Give again, exactly as written, the lines of the records below from the line with "Emit a Python" to the line with "ax.set_ylim(0, 1)". Both end lines count; pictures do not.
— BEGIN —
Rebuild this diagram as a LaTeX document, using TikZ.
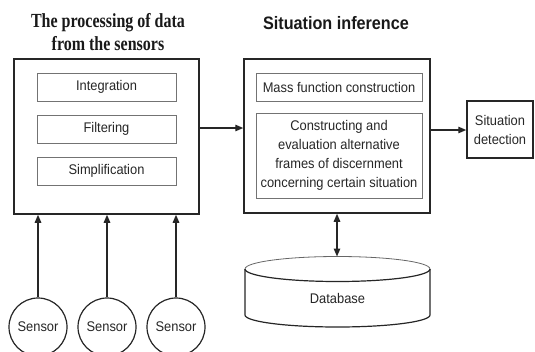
\documentclass[tikz,border=0pt]{standalone}
\usepackage{fontspec}
\setmainfont[FakeStretch=0.92]{Liberation Sans}
\newfontfamily\headsans[FakeStretch=0.9]{Liberation Sans}
\newfontfamily\titleserif[FakeStretch=0.8]{Liberation Serif}
\usetikzlibrary{arrows.meta}
\begin{document}
\begin{tikzpicture}[x=1pt,y=-1pt,
  outerbox/.style={draw=black!85, line width=1.5pt, minimum width=#1},
  innerbox/.style={draw=black!55, line width=0.8pt, minimum width=#1, align=center,
    font=\fontsize{14}{19}\selectfont, text=black!85, inner sep=1pt},
  sensor/.style={circle, draw=black!85, line width=1.2pt, minimum size=58pt,
    inner sep=0pt, font=\fontsize{14}{16}\selectfont, text=black!85},
  flow/.style={line width=1.4pt, draw=black!85, -{Triangle[length=8pt,width=6.5pt]}},
  bothflow/.style={line width=1.4pt, draw=black!85,
    {Triangle[length=8pt,width=6.5pt]}-{Triangle[length=8pt,width=6.5pt]}},
  heading/.style={align=center, text=black!90}
]
\useasboundingbox (0,0) rectangle (535,351);

% headings
\node[heading, font=\titleserif\bfseries\fontsize{20}{23}\selectfont] (t1) at (108,32.5) {The processing of data\\from the sensors};
\node[heading, font=\headsans\bfseries\fontsize{18}{22}\selectfont] (t2) at (336,23) {Situation inference};

% data processing block
\node[outerbox=185pt, minimum height=155pt] (proc) at (106.5,136.5) {};
\node[innerbox=139pt, minimum height=28pt] (integ) at (106.5,87) {Integration};
\node[innerbox=139pt, minimum height=28pt] (filt) at (106.5,129) {Filtering};
\node[innerbox=139pt, minimum height=28pt] (simp) at (106.5,171) {Simplification};

% inference block
\node[outerbox=186pt, minimum height=154pt] (infer) at (337,136) {};
\node[innerbox=166pt, minimum height=28pt] (mass) at (339,87) {Mass function construction};
\node[innerbox=166pt, minimum height=85pt] (frames) at (339,155.5)
  {Constructing and\\evaluation alternative\\frames of discernment\\concerning certain situation};

% detection output
\node[draw=black!85, line width=1.5pt, minimum width=66pt, minimum height=57pt,
  align=center, font=\fontsize{14}{19}\selectfont, text=black!85, inner sep=1pt] (detect) at (500,129.5)
  {Situation\\detection};

% sensors
\node[sensor] (s1) at (38,327) {Sensor};
\node[sensor] (s2) at (107,327) {Sensor};
\node[sensor] (s3) at (176,327) {Sensor};

% database cylinder
\fill[white] (245,269) -- (245,315) arc[start angle=180, end angle=360, x radius=92.5pt, y radius=12pt]
  -- (430,269) arc[start angle=0, end angle=-180, x radius=92.5pt, y radius=12.5pt] -- cycle;
\draw[black!85, line width=1.2pt] (245,269) -- (245,315)
  arc[start angle=180, end angle=0, x radius=92.5pt, y radius=-12pt] -- (430,269);
\draw[black!85, line width=1.2pt] (430,269) arc[start angle=0, end angle=-180, x radius=92.5pt, y radius=12.5pt];
\draw[black!60, line width=0.8pt] (430,269) arc[start angle=0, end angle=180, x radius=92.5pt, y radius=12.5pt];
\node[font=\fontsize{14}{16}\selectfont, text=black!85] (db) at (337.5,298) {Database};
\coordinate (dbtop) at (337,256.5);

% connectors
\draw[flow] (proc.east |- 0,128) -- (infer.west |- 0,128);
\draw[flow] (infer.east |- 0,130) -- (detect.west |- 0,130);
\draw[flow] (s1.north) -- (s1.north |- proc.south);
\draw[flow] (s2.north) -- (s2.north |- proc.south);
\draw[flow] (s3.north) -- (s3.north |- proc.south);
\draw[bothflow] (dbtop) -- (dbtop |- infer.south);
\end{tikzpicture}
\end{document}
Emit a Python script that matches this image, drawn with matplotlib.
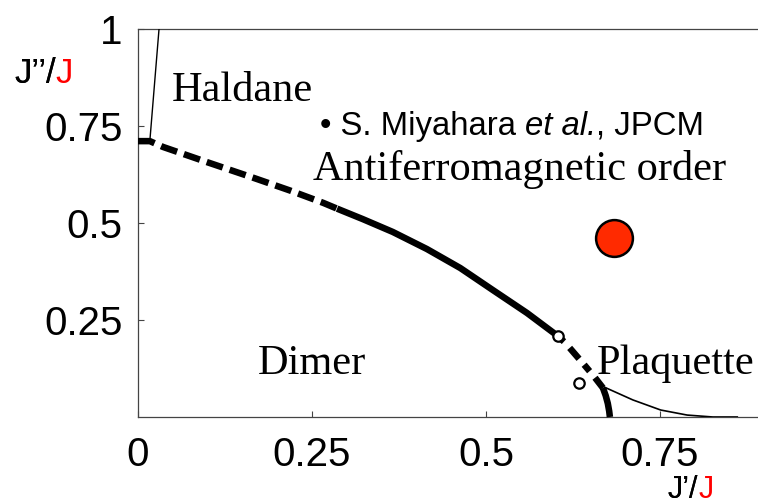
import matplotlib
matplotlib.use("Agg")
import matplotlib.pyplot as plt

# ---------------- data ----------------
xticks = [0, 0.25, 0.5, 0.75]
xtick_labels = ["0", "0.25", "0.5", "0.75"]
yticks = [0.25, 0.5, 0.75, 1.0]
ytick_labels = ["0.25", "0.5", "0.75", "1"]

# Dimer / AF boundary (thick), split by line style
dashed1_x = [0.000, 0.017, 0.036, 0.099, 0.165, 0.218, 0.266, 0.286]
dashed1_y = [0.711, 0.711, 0.696, 0.657, 0.617, 0.584, 0.552, 0.537]
solid1_x = [0.286, 0.323, 0.366, 0.415, 0.463, 0.510, 0.559, 0.603]
solid1_y = [0.537, 0.510, 0.477, 0.433, 0.384, 0.327, 0.268, 0.209]
dashed2_x = [0.603, 0.614, 0.639, 0.655, 0.668]
dashed2_y = [0.209, 0.191, 0.139, 0.105, 0.075]
solid2_x = [0.668, 0.672, 0.675, 0.677, 0.678]
solid2_y = [0.075, 0.055, 0.035, 0.015, 0.000]

# Haldane boundary (thin)
haldane_x = [0.017, 0.0302]
haldane_y = [0.711, 1.000]

# Plaquette / AF boundary (thin)
plaq_x = [0.670, 0.711, 0.751, 0.789, 0.826, 0.861]
plaq_y = [0.077, 0.044, 0.018, 0.005, 0.000, 0.000]

# open circles
open_x = [0.603, 0.634]
open_y = [0.209, 0.088]

# red point
red_x = [0.684]
red_y = [0.461]

W, H = 758, 504
fig = plt.figure(figsize=(W / 100, H / 100), dpi=100)
ax = fig.add_axes([138 / W, 1 - 417 / H, 620 / W, 388 / H])
ax.set_xlim(0, 620 / 696)
ax.set_ylim(0, 1)

spine_col = "#444444"
for s in ["left", "bottom", "top"]:
    ax.spines[s].set_color(spine_col)
    ax.spines[s].set_linewidth(0.9)
ax.spines["right"].set_visible(False)

ax.set_xticks(xticks)
ax.set_xticklabels(xtick_labels)
ax.set_yticks(yticks)
ax.set_yticklabels(ytick_labels)
ax.tick_params(direction="in", length=4, width=0.8, color=spine_col,
               labelsize=29, top=False, right=False)
ax.tick_params(axis="x", pad=14)
ax.tick_params(axis="y", pad=11)
for lab in ax.get_xticklabels() + ax.get_yticklabels():
    lab.set_fontfamily("Liberation Sans")

lw = 4.7
dash = (0, (2.6, 1.1))
ax.plot(dashed1_x, dashed1_y, color="black", lw=lw, linestyle=dash,
        dash_capstyle="butt", clip_on=False, zorder=3)
ax.plot(solid1_x, solid1_y, color="black", lw=lw, solid_capstyle="butt",
        solid_joinstyle="round", zorder=3)
ax.plot(dashed2_x, dashed2_y, color="black", lw=lw, linestyle=(0, (1.3, 1.3, 2.2, 1.2)),
        dash_capstyle="butt", zorder=3)
ax.plot(solid2_x, solid2_y, color="black", lw=lw, solid_capstyle="butt",
        zorder=3, clip_on=False)
ax.plot(haldane_x, haldane_y, color="black", lw=1.0, zorder=3)
ax.plot(plaq_x, plaq_y, color="black", lw=1.2, zorder=3)

ax.plot(open_x, open_y, linestyle="none", marker="o", markersize=7.5,
        markerfacecolor="white", markeredgecolor="black", markeredgewidth=1.6,
        zorder=4)
ax.plot(red_x, red_y, linestyle="none", marker="o", markersize=26.5,
        markerfacecolor="#ff2a00", markeredgecolor="black", markeredgewidth=1.8,
        zorder=4)

# region labels
serif = dict(fontfamily="Liberation Serif", fontsize=30.5, color="black",
             va="baseline", ha="left")
ax.text(0.049, 0.814, "Haldane", **serif)
ax.text(0.2514, 0.611, "Antiferromagnetic order", **serif)
ax.text(0.172, 0.111, "Dimer", **serif)
ax.text(0.659, 0.111, "Plaquette", **serif)

# reference note with italic part
sans = dict(fontfamily="Liberation Sans", fontsize=23.7, color="black")
t1 = ax.text(0.2615, 0.727, "\u2022 S. Miyahara ", va="baseline", ha="left", **sans)
t2 = ax.annotate("et al.", xy=(1, 0), xycoords=t1, va="bottom", ha="left",
                 fontstyle="italic", **sans)
t3 = ax.annotate(", JPCM", xy=(1, 0), xycoords=t2, va="bottom", ha="left", **sans)

# axis labels: black part followed by a red "J"
def two_tone(black, x_px, base_px, size):
    a = fig.text(x_px / W, 1 - base_px / H, black, fontfamily="Liberation Sans",
                 fontsize=size, color="black", ha="left", va="baseline")
    fig.add_artist(a)
    b = plt.annotate("J", xy=(1, 0), xycoords=a, va="bottom", ha="left",
                     fontfamily="Liberation Sans", fontsize=size, color="red",
                     annotation_clip=False)
    return a, b

two_tone("J\u2019\u2019/", 14, 83, 25)
two_tone("J\u2019/", 668, 498, 22)

fig.savefig("out.png", dpi=100)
— END —
- Full output:
Emit a Python script that matches this image, drawn with matplotlib.
import matplotlib
matplotlib.use("Agg")
import matplotlib.pyplot as plt

# ---------------- data ----------------
xticks = [0, 0.25, 0.5, 0.75]
xtick_labels = ["0", "0.25", "0.5", "0.75"]
yticks = [0.25, 0.5, 0.75, 1.0]
ytick_labels = ["0.25", "0.5", "0.75", "1"]

# Dimer / AF boundary (thick), split by line style
dashed1_x = [0.000, 0.017, 0.036, 0.099, 0.165, 0.218, 0.266, 0.286]
dashed1_y = [0.711, 0.711, 0.696, 0.657, 0.617, 0.584, 0.552, 0.537]
solid1_x = [0.286, 0.323, 0.366, 0.415, 0.463, 0.510, 0.559, 0.603]
solid1_y = [0.537, 0.510, 0.477, 0.433, 0.384, 0.327, 0.268, 0.209]
dashed2_x = [0.603, 0.614, 0.639, 0.655, 0.668]
dashed2_y = [0.209, 0.191, 0.139, 0.105, 0.075]
solid2_x = [0.668, 0.672, 0.675, 0.677, 0.678]
solid2_y = [0.075, 0.055, 0.035, 0.015, 0.000]

# Haldane boundary (thin)
haldane_x = [0.017, 0.0302]
haldane_y = [0.711, 1.000]

# Plaquette / AF boundary (thin)
plaq_x = [0.670, 0.711, 0.751, 0.789, 0.826, 0.861]
plaq_y = [0.077, 0.044, 0.018, 0.005, 0.000, 0.000]

# open circles
open_x = [0.603, 0.634]
open_y = [0.209, 0.088]

# red point
red_x = [0.684]
red_y = [0.461]

W, H = 758, 504
fig = plt.figure(figsize=(W / 100, H / 100), dpi=100)
ax = fig.add_axes([138 / W, 1 - 417 / H, 620 / W, 388 / H])
ax.set_xlim(0, 620 / 696)
ax.set_ylim(0, 1)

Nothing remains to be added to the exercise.